» Given task:
Skip the pictures. Set down, word for word, the lines from the start of the material up to and including the line with "(sloT) at ([yshift=-2pt]slo.center)".

[START OF Provided data]

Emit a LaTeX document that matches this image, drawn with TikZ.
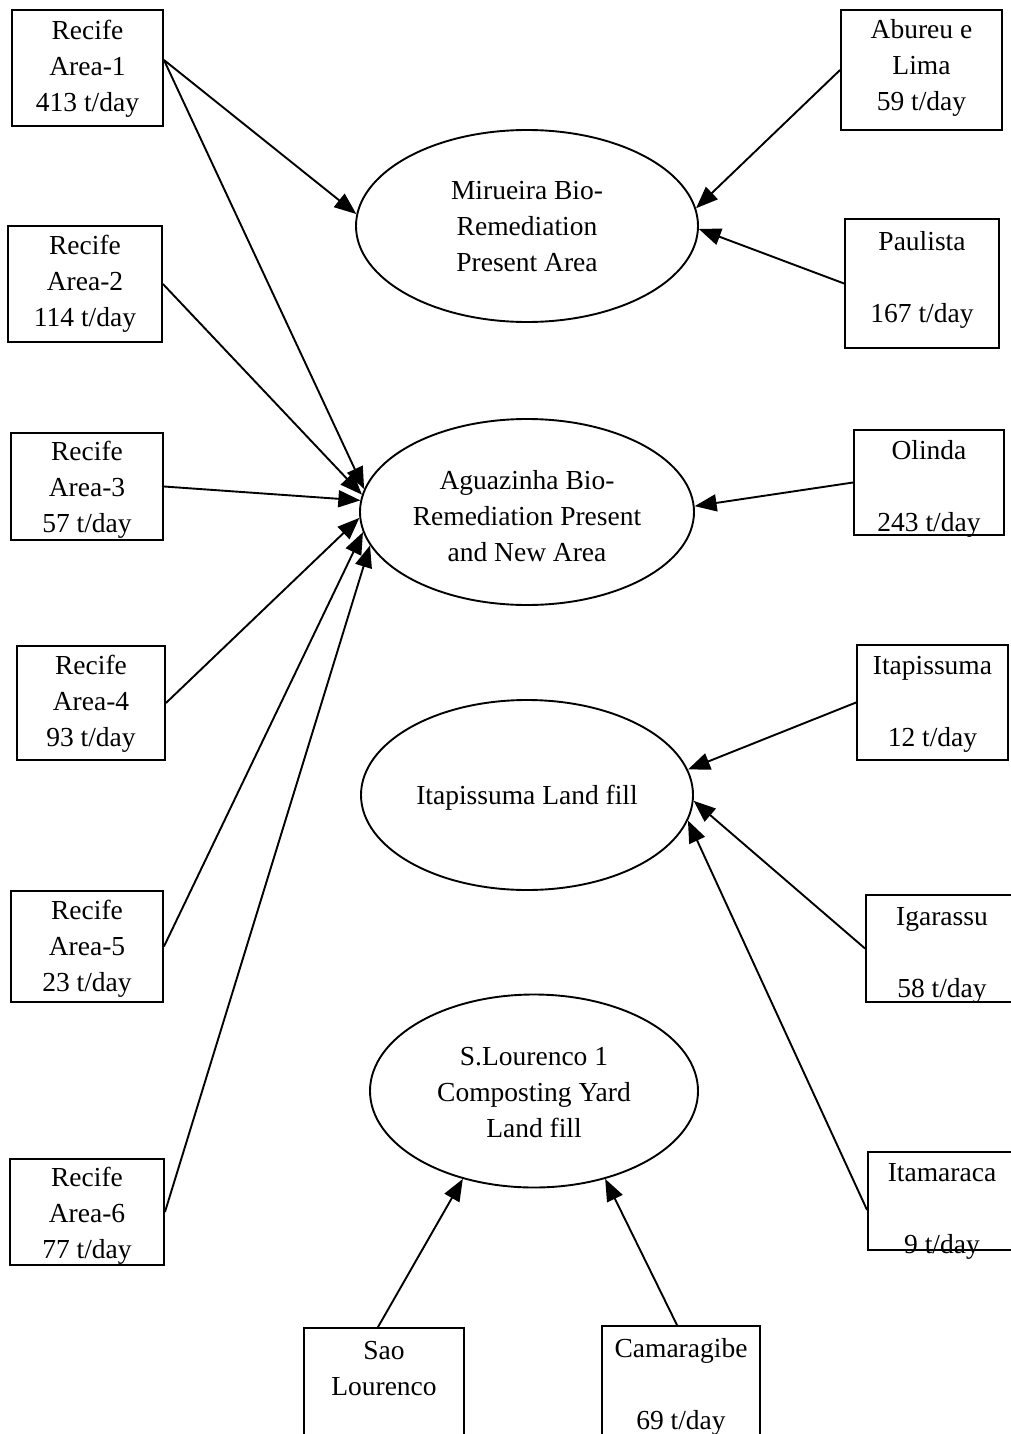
\documentclass[tikz,border=0pt]{standalone}
\usepackage{fontspec}
\setmainfont{Liberation Serif}
\usetikzlibrary{shapes.geometric,arrows.meta}
\begin{document}
\begin{tikzpicture}[x=1pt,y=-1pt,
  every node/.style={font=\fontsize{27.5}{36}\selectfont, inner sep=0pt, align=center},
  srcbox/.style={draw, line width=1.9pt, rectangle},
  sink/.style={draw, line width=1.9pt, ellipse},
  flow/.style={line width=1.9pt, -{Triangle[length=22pt,width=17pt]}}]
\clip (0,0) rectangle (1011,1434);
\fill[white] (0,0) rectangle (1011,1434);

% ellipses
\node[sink, minimum width=342pt, minimum height=192pt] (mir) at (527,226) {};
\node (mirT) at ([yshift=-1pt]mir.center) {Mirueira Bio-\\Remediation\\Present Area};
\node[sink, minimum width=334pt, minimum height=186pt] (agu) at (527,512) {};
\node (aguT) at ([yshift=-4pt]agu.center) {Aguazinha Bio-\\Remediation Present\\and New Area};
\node[sink, minimum width=332pt, minimum height=190pt] (ita) at (527,795) {};
\node (itaT) at ([yshift=-3pt]ita.center) {Itapissuma Land fill};
\node[sink, minimum width=328pt, minimum height=193pt] (slo) at (534,1091) {};
\node (sloT) at ([yshift=-2pt]slo.center) {S.Lourenco 1\\Composting Yard\\Land fill};

% left boxes
\node[srcbox, minimum width=151pt, minimum height=116pt] (a1) at (87.5,68) {};
\node (a1T) at ([yshift=-1pt]a1.center) {Recife\\Area-1\\413 t/day};
\node[srcbox, minimum width=154pt, minimum height=116pt] (a2) at (85,284) {};
\node (a2T) at (a2.center) {Recife\\Area-2\\114 t/day};
\node[srcbox, minimum width=152pt, minimum height=107pt] (a3) at (87,486.5) {};
\node (a3T) at ([yshift=-3pt]a3.center) {Recife\\Area-3\\57 t/day};
\node[srcbox, minimum width=148pt, minimum height=114pt] (a4) at (91,703) {};
\node (a4T) at ([yshift=-1pt]a4.center) {Recife\\Area-4\\93 t/day};
\node[srcbox, minimum width=152pt, minimum height=111pt] (a5) at (87,946.5) {};
\node (a5T) at ([yshift=-2pt]a5.center) {Recife\\Area-5\\23 t/day};
\node[srcbox, minimum width=154pt, minimum height=106pt] (a6) at (87,1212) {};
\node (a6T) at ([yshift=-4pt]a6.center) {Recife\\Area-6\\77 t/day};

% right boxes
\node[srcbox, minimum width=161pt, minimum height=120pt] (ab) at (921.5,70) {};
\node (abT) at ([yshift=2pt]ab.center) {Abureu e\\Lima\\59 t/day};
\node[srcbox, minimum width=154pt, minimum height=129pt] (pa) at (922,283.5) {};
\node (paT) at ([yshift=4pt]pa.center) {Paulista\\~\\167 t/day};
\node[srcbox, minimum width=150pt, minimum height=105pt] (ol) at (929,482.5) {};
\node (olT) at ([yshift=-6pt]ol.center) {Olinda\\~\\243 t/day};
\node[srcbox, minimum width=151pt, minimum height=115pt] (it) at (932.5,702.5) {};
\node (itT) at ([yshift=-2pt]it.center) {Itapissuma\\~\\12 t/day};
\node[srcbox, minimum width=152pt, minimum height=107pt] (ig) at (942,948.5) {};
\node (igT) at ([yshift=-7pt]ig.center) {Igarassu\\~\\58 t/day};
\node[srcbox, minimum width=148pt, minimum height=98pt] (im) at (942,1201) {};
\node (imT) at ([yshift=-10pt]im.center) {Itamaraca\\~\\9 t/day};

% bottom boxes
\node[srcbox, minimum width=160pt, minimum height=116pt] (sl) at (384,1386) {};
\node (slT) at (sl.center) {Sao\\Lourenco\\~};
\node[srcbox, minimum width=158pt, minimum height=116pt] (cg) at (681,1384) {};
\node (cgT) at ([yshift=-3pt]cg.center) {Camaragibe\\~\\69 t/day};

% connectors
\draw[flow] ([yshift=8pt]a1.east) -- (mir.176);
\draw[flow] ([yshift=8pt]a1.east) -- (agu.172);
\draw[flow] (a2.east) -- (agu.174);
\draw[flow] (a3.east) -- (agu.176);
\draw[flow] (a4.east) -- (agu.182);
\draw[flow] (a5.east) -- (agu.187);
\draw[flow] (a6.east) -- (agu.192);
\draw[flow] (ab.west) -- (mir.6);
\draw[flow] (pa.west) -- (mir.-1);
\draw[flow] (ol.west) -- (agu.2);
\draw[flow] (it.west) -- (ita.9);
\draw[flow] (ig.west) -- (ita.-2);
\draw[flow] ([yshift=-9pt]im.west) -- (ita.-9);
\draw[flow] ([xshift=-6pt]sl.north) -- (slo.231);
\draw[flow] ([xshift=-4pt]cg.north) -- (slo.309);
\end{tikzpicture}
\end{document}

[END OF Provided data]

» Task output:
Emit a LaTeX document that matches this image, drawn with TikZ.
\documentclass[tikz,border=0pt]{standalone}
\usepackage{fontspec}
\setmainfont{Liberation Serif}
\usetikzlibrary{shapes.geometric,arrows.meta}
\begin{document}
\begin{tikzpicture}[x=1pt,y=-1pt,
  every node/.style={font=\fontsize{27.5}{36}\selectfont, inner sep=0pt, align=center},
  srcbox/.style={draw, line width=1.9pt, rectangle},
  sink/.style={draw, line width=1.9pt, ellipse},
  flow/.style={line width=1.9pt, -{Triangle[length=22pt,width=17pt]}}]
\clip (0,0) rectangle (1011,1434);
\fill[white] (0,0) rectangle (1011,1434);

% ellipses
\node[sink, minimum width=342pt, minimum height=192pt] (mir) at (527,226) {};
\node (mirT) at ([yshift=-1pt]mir.center) {Mirueira Bio-\\Remediation\\Present Area};
\node[sink, minimum width=334pt, minimum height=186pt] (agu) at (527,512) {};
\node (aguT) at ([yshift=-4pt]agu.center) {Aguazinha Bio-\\Remediation Present\\and New Area};
\node[sink, minimum width=332pt, minimum height=190pt] (ita) at (527,795) {};
\node (itaT) at ([yshift=-3pt]ita.center) {Itapissuma Land fill};
\node[sink, minimum width=328pt, minimum height=193pt] (slo) at (534,1091) {};
\node (sloT) at ([yshift=-2pt]slo.center) {S.Lourenco 1\\Composting Yard\\Land fill};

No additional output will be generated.